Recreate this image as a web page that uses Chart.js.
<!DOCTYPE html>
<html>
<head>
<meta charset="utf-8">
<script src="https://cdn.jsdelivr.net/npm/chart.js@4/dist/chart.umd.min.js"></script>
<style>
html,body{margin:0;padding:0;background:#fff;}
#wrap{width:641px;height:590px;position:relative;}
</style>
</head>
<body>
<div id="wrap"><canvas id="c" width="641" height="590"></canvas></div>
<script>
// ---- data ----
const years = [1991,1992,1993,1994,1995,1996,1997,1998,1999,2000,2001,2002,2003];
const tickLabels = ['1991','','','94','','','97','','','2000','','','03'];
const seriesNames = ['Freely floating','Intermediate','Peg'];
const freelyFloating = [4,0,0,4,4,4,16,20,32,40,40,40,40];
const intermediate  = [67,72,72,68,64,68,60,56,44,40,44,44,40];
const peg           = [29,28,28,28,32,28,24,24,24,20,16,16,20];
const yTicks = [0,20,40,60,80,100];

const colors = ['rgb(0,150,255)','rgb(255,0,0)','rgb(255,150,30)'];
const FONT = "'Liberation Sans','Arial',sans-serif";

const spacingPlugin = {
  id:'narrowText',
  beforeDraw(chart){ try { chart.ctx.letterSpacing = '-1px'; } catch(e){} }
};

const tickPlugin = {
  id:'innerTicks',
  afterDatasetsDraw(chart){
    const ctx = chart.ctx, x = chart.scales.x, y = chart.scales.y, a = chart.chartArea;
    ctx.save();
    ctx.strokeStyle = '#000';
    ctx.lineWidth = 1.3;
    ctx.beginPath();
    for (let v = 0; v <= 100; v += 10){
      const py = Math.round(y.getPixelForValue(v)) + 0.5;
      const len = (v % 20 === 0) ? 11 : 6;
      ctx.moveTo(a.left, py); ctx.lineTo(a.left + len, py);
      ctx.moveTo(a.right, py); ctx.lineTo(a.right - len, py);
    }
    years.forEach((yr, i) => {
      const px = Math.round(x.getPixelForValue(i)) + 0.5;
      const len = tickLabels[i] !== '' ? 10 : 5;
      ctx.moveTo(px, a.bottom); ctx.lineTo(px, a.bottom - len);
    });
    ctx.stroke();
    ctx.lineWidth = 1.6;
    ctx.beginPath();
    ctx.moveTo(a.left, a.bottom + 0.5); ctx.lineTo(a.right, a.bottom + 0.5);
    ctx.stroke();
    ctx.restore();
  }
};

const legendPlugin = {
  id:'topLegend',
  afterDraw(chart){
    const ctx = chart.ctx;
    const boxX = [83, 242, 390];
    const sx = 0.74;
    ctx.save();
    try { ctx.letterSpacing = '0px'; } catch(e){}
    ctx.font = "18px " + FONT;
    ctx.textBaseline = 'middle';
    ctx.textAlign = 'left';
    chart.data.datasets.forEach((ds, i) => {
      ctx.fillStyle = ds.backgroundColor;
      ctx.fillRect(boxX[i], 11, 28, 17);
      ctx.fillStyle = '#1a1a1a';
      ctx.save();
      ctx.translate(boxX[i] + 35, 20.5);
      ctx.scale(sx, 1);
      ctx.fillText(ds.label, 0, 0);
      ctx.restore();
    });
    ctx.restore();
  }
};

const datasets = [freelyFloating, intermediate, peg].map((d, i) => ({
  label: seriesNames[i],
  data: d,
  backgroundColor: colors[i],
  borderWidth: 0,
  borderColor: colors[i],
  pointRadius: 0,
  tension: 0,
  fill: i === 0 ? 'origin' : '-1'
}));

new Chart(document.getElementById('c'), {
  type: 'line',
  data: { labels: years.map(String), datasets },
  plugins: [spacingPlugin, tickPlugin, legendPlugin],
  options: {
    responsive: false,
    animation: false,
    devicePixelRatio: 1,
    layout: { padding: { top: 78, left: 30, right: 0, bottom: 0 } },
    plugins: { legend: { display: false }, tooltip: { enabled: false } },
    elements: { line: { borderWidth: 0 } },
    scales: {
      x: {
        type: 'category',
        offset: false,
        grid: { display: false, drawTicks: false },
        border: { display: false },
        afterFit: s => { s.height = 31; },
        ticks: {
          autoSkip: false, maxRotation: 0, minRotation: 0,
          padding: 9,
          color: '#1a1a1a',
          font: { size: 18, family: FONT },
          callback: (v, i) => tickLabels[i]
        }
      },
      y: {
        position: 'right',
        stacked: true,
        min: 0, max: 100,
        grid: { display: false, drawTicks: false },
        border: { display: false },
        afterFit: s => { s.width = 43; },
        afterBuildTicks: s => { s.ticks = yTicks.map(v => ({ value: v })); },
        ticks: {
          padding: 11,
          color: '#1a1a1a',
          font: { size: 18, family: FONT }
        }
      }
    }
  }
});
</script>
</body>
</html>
◇ ◇ ◇ ◇ ◇ ◇ ◇
=== Task objective ===
Copy out all of the lines above exactly.

=== Completed task ===
Recreate this image as a web page that uses Chart.js.
<!DOCTYPE html>
<html>
<head>
<meta charset="utf-8">
<script src="https://cdn.jsdelivr.net/npm/chart.js@4/dist/chart.umd.min.js"></script>
<style>
html,body{margin:0;padding:0;background:#fff;}
#wrap{width:641px;height:590px;position:relative;}
</style>
</head>
<body>
<div id="wrap"><canvas id="c" width="641" height="590"></canvas></div>
<script>
// ---- data ----
const years = [1991,1992,1993,1994,1995,1996,1997,1998,1999,2000,2001,2002,2003];
const tickLabels = ['1991','','','94','','','97','','','2000','','','03'];
const seriesNames = ['Freely floating','Intermediate','Peg'];
const freelyFloating = [4,0,0,4,4,4,16,20,32,40,40,40,40];
const intermediate  = [67,72,72,68,64,68,60,56,44,40,44,44,40];
const peg           = [29,28,28,28,32,28,24,24,24,20,16,16,20];
const yTicks = [0,20,40,60,80,100];

const colors = ['rgb(0,150,255)','rgb(255,0,0)','rgb(255,150,30)'];
const FONT = "'Liberation Sans','Arial',sans-serif";

const spacingPlugin = {
  id:'narrowText',
  beforeDraw(chart){ try { chart.ctx.letterSpacing = '-1px'; } catch(e){} }
};

const tickPlugin = {
  id:'innerTicks',
  afterDatasetsDraw(chart){
    const ctx = chart.ctx, x = chart.scales.x, y = chart.scales.y, a = chart.chartArea;
    ctx.save();
    ctx.strokeStyle = '#000';
    ctx.lineWidth = 1.3;
    ctx.beginPath();
    for (let v = 0; v <= 100; v += 10){
      const py = Math.round(y.getPixelForValue(v)) + 0.5;
      const len = (v % 20 === 0) ? 11 : 6;
      ctx.moveTo(a.left, py); ctx.lineTo(a.left + len, py);
      ctx.moveTo(a.right, py); ctx.lineTo(a.right - len, py);
    }
    years.forEach((yr, i) => {
      const px = Math.round(x.getPixelForValue(i)) + 0.5;
      const len = tickLabels[i] !== '' ? 10 : 5;
      ctx.moveTo(px, a.bottom); ctx.lineTo(px, a.bottom - len);
    });
    ctx.stroke();
    ctx.lineWidth = 1.6;
    ctx.beginPath();
    ctx.moveTo(a.left, a.bottom + 0.5); ctx.lineTo(a.right, a.bottom + 0.5);
    ctx.stroke();
    ctx.restore();
  }
};

const legendPlugin = {
  id:'topLegend',
  afterDraw(chart){
    const ctx = chart.ctx;
    const boxX = [83, 242, 390];
    const sx = 0.74;
    ctx.save();
    try { ctx.letterSpacing = '0px'; } catch(e){}
    ctx.font = "18px " + FONT;
    ctx.textBaseline = 'middle';
    ctx.textAlign = 'left';
    chart.data.datasets.forEach((ds, i) => {
      ctx.fillStyle = ds.backgroundColor;
      ctx.fillRect(boxX[i], 11, 28, 17);
      ctx.fillStyle = '#1a1a1a';
      ctx.save();
      ctx.translate(boxX[i] + 35, 20.5);
      ctx.scale(sx, 1);
      ctx.fillText(ds.label, 0, 0);
      ctx.restore();
    });
    ctx.restore();
  }
};

const datasets = [freelyFloating, intermediate, peg].map((d, i) => ({
  label: seriesNames[i],
  data: d,
  backgroundColor: colors[i],
  borderWidth: 0,
  borderColor: colors[i],
  pointRadius: 0,
  tension: 0,
  fill: i === 0 ? 'origin' : '-1'
}));

new Chart(document.getElementById('c'), {
  type: 'line',
  data: { labels: years.map(String), datasets },
  plugins: [spacingPlugin, tickPlugin, legendPlugin],
  options: {
    responsive: false,
    animation: false,
    devicePixelRatio: 1,
    layout: { padding: { top: 78, left: 30, right: 0, bottom: 0 } },
    plugins: { legend: { display: false }, tooltip: { enabled: false } },
    elements: { line: { borderWidth: 0 } },
    scales: {
      x: {
        type: 'category',
        offset: false,
        grid: { display: false, drawTicks: false },
        border: { display: false },
        afterFit: s => { s.height = 31; },
        ticks: {
          autoSkip: false, maxRotation: 0, minRotation: 0,
          padding: 9,
          color: '#1a1a1a',
          font: { size: 18, family: FONT },
          callback: (v, i) => tickLabels[i]
        }
      },
      y: {
        position: 'right',
        stacked: true,
        min: 0, max: 100,
        grid: { display: false, drawTicks: false },
        border: { display: false },
        afterFit: s => { s.width = 43; },
        afterBuildTicks: s => { s.ticks = yTicks.map(v => ({ value: v })); },
        ticks: {
          padding: 11,
          color: '#1a1a1a',
          font: { size: 18, family: FONT }
        }
      }
    }
  }
});
</script>
</body>
</html>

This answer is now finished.